WHAT YOU SHOULD DO
Output the material beneath exactly, leaving nothing out.
»»
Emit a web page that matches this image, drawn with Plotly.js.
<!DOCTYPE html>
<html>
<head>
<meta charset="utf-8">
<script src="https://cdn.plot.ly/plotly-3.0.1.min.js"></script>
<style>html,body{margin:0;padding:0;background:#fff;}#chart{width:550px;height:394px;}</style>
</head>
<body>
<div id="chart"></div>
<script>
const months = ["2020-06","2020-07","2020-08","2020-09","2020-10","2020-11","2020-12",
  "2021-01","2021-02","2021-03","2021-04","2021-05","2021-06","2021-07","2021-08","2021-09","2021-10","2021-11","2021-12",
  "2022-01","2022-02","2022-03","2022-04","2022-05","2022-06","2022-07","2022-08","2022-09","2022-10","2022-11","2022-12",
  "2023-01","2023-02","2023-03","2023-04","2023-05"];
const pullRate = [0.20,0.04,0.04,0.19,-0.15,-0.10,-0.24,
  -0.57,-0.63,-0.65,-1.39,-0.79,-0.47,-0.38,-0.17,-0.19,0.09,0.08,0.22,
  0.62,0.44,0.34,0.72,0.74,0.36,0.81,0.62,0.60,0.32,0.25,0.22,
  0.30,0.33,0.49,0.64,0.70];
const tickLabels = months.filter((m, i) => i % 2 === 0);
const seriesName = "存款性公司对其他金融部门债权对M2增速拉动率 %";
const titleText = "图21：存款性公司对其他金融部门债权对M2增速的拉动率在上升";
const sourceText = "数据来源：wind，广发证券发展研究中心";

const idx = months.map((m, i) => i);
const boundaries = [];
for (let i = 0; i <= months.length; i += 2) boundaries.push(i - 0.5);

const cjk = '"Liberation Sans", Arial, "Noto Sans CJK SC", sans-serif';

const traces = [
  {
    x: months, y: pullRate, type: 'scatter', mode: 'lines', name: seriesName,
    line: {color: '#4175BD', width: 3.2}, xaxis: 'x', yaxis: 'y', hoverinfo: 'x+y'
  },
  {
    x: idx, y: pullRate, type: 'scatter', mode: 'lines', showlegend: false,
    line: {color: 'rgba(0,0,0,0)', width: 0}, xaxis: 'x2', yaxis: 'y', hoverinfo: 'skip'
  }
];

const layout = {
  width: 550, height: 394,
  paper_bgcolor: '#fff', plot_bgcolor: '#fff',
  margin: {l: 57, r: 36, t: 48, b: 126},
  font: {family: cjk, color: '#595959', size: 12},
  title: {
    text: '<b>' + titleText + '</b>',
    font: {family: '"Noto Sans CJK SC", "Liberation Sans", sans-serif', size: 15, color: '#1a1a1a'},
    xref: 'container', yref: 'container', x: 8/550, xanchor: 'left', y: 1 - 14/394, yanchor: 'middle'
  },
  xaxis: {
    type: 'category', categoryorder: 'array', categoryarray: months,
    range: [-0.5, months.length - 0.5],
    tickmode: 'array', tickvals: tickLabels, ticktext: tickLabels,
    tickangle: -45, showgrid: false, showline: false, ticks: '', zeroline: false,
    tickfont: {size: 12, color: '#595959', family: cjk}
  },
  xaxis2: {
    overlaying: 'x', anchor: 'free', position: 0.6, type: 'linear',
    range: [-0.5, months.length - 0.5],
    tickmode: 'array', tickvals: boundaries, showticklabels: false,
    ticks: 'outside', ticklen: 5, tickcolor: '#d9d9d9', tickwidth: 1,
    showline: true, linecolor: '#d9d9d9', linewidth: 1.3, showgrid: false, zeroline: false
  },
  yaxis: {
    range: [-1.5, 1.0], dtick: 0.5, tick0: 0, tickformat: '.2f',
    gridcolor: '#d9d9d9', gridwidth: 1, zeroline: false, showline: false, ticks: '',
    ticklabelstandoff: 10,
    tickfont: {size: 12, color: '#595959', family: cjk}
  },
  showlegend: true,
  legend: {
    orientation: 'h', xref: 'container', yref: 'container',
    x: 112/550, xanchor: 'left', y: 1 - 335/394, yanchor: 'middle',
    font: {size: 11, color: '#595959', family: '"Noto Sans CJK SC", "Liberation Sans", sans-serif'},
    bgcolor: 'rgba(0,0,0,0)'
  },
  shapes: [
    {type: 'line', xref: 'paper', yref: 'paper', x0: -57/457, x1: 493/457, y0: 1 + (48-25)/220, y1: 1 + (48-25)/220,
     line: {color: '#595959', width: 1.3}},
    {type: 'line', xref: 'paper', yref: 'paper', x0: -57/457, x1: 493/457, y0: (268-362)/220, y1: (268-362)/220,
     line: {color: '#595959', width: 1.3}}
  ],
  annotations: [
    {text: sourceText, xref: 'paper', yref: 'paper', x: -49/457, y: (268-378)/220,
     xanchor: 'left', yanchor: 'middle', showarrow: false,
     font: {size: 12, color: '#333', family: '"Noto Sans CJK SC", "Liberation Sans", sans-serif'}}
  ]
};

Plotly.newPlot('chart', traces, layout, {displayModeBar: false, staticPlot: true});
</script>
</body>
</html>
««
CORRECT OUTPUT
Emit a web page that matches this image, drawn with Plotly.js.
<!DOCTYPE html>
<html>
<head>
<meta charset="utf-8">
<script src="https://cdn.plot.ly/plotly-3.0.1.min.js"></script>
<style>html,body{margin:0;padding:0;background:#fff;}#chart{width:550px;height:394px;}</style>
</head>
<body>
<div id="chart"></div>
<script>
const months = ["2020-06","2020-07","2020-08","2020-09","2020-10","2020-11","2020-12",
  "2021-01","2021-02","2021-03","2021-04","2021-05","2021-06","2021-07","2021-08","2021-09","2021-10","2021-11","2021-12",
  "2022-01","2022-02","2022-03","2022-04","2022-05","2022-06","2022-07","2022-08","2022-09","2022-10","2022-11","2022-12",
  "2023-01","2023-02","2023-03","2023-04","2023-05"];
const pullRate = [0.20,0.04,0.04,0.19,-0.15,-0.10,-0.24,
  -0.57,-0.63,-0.65,-1.39,-0.79,-0.47,-0.38,-0.17,-0.19,0.09,0.08,0.22,
  0.62,0.44,0.34,0.72,0.74,0.36,0.81,0.62,0.60,0.32,0.25,0.22,
  0.30,0.33,0.49,0.64,0.70];
const tickLabels = months.filter((m, i) => i % 2 === 0);
const seriesName = "存款性公司对其他金融部门债权对M2增速拉动率 %";
const titleText = "图21：存款性公司对其他金融部门债权对M2增速的拉动率在上升";
const sourceText = "数据来源：wind，广发证券发展研究中心";

const idx = months.map((m, i) => i);
const boundaries = [];
for (let i = 0; i <= months.length; i += 2) boundaries.push(i - 0.5);

const cjk = '"Liberation Sans", Arial, "Noto Sans CJK SC", sans-serif';

const traces = [
  {
    x: months, y: pullRate, type: 'scatter', mode: 'lines', name: seriesName,
    line: {color: '#4175BD', width: 3.2}, xaxis: 'x', yaxis: 'y', hoverinfo: 'x+y'
  },
  {
    x: idx, y: pullRate, type: 'scatter', mode: 'lines', showlegend: false,
    line: {color: 'rgba(0,0,0,0)', width: 0}, xaxis: 'x2', yaxis: 'y', hoverinfo: 'skip'
  }
];

const layout = {
  width: 550, height: 394,
  paper_bgcolor: '#fff', plot_bgcolor: '#fff',
  margin: {l: 57, r: 36, t: 48, b: 126},
  font: {family: cjk, color: '#595959', size: 12},
  title: {
    text: '<b>' + titleText + '</b>',
    font: {family: '"Noto Sans CJK SC", "Liberation Sans", sans-serif', size: 15, color: '#1a1a1a'},
    xref: 'container', yref: 'container', x: 8/550, xanchor: 'left', y: 1 - 14/394, yanchor: 'middle'
  },
  xaxis: {
    type: 'category', categoryorder: 'array', categoryarray: months,
    range: [-0.5, months.length - 0.5],
    tickmode: 'array', tickvals: tickLabels, ticktext: tickLabels,
    tickangle: -45, showgrid: false, showline: false, ticks: '', zeroline: false,
    tickfont: {size: 12, color: '#595959', family: cjk}
  },
  xaxis2: {
    overlaying: 'x', anchor: 'free', position: 0.6, type: 'linear',
    range: [-0.5, months.length - 0.5],
    tickmode: 'array', tickvals: boundaries, showticklabels: false,
    ticks: 'outside', ticklen: 5, tickcolor: '#d9d9d9', tickwidth: 1,
    showline: true, linecolor: '#d9d9d9', linewidth: 1.3, showgrid: false, zeroline: false
  },
  yaxis: {
    range: [-1.5, 1.0], dtick: 0.5, tick0: 0, tickformat: '.2f',
    gridcolor: '#d9d9d9', gridwidth: 1, zeroline: false, showline: false, ticks: '',
    ticklabelstandoff: 10,
    tickfont: {size: 12, color: '#595959', family: cjk}
  },
  showlegend: true,
  legend: {
    orientation: 'h', xref: 'container', yref: 'container',
    x: 112/550, xanchor: 'left', y: 1 - 335/394, yanchor: 'middle',
    font: {size: 11, color: '#595959', family: '"Noto Sans CJK SC", "Liberation Sans", sans-serif'},
    bgcolor: 'rgba(0,0,0,0)'
  },
  shapes: [
    {type: 'line', xref: 'paper', yref: 'paper', x0: -57/457, x1: 493/457, y0: 1 + (48-25)/220, y1: 1 + (48-25)/220,
     line: {color: '#595959', width: 1.3}},
    {type: 'line', xref: 'paper', yref: 'paper', x0: -57/457, x1: 493/457, y0: (268-362)/220, y1: (268-362)/220,
     line: {color: '#595959', width: 1.3}}
  ],
  annotations: [
    {text: sourceText, xref: 'paper', yref: 'paper', x: -49/457, y: (268-378)/220,
     xanchor: 'left', yanchor: 'middle', showarrow: false,
     font: {size: 12, color: '#333', family: '"Noto Sans CJK SC", "Liberation Sans", sans-serif'}}
  ]
};

Plotly.newPlot('chart', traces, layout, {displayModeBar: false, staticPlot: true});
</script>
</body>
</html>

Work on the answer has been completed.